- Home video release poster
- Directed by: Dwight H. Little
- Written by: Sandra K. Bailey
- Produced by: Sandy Howard Keith Rubinstein
- Starring: Sally Kellerman Michael Billington
- Cinematography: Peter Lyons Collister
- Edited by: Stanley Sheff John Peterson
- Music by: Misha Segal
- Production company: Cinema Group
- Distributed by: Concorde Cinema Group
- Release date: November 1, 1985;
- Running time: 89 minutes
- Country: United States
- Language: English

= KGB: The Secret War =

KGB: The Secret War is a 1985 American film directed by Dwight H. Little, his theatrical debut.

==Plot==
A spy thriller about a KGB agent operating inside the U.S. who wants to defect.
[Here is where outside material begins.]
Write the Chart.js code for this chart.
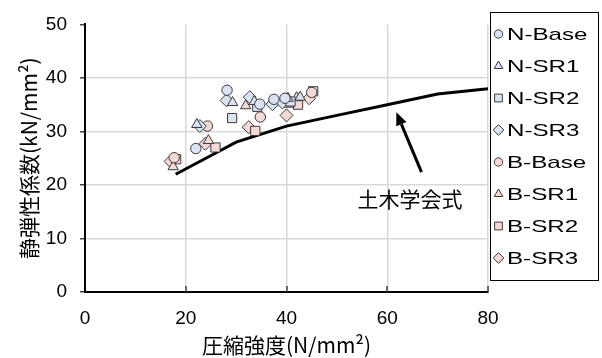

The agent steals top secret computer microchips as barter material to switch sides and is hunted by a U.S. agent.

==Cast==
- Michael Billington as Peter Hubbard
- Denise DuBarry as Adèle Martin
- Michael Ansara as Lyman Taylor
- Walter Gotell as Nicholai
- Sally Kellerman as Fran Simpson
- Christopher Cary as Alex Stafanac
- Philip Levien as Ryder
- Julian Barnes as Hya Koslov
- Paul Linke as Frank
- Richard Pachorek as Martine
- Gerrod Miskovsky as Theodor
- Kim Joseph as Shirley Marks

==Release==
The film's theatrical release was curtailed following the bankruptcy of producer Sandy Howard but was released on home video.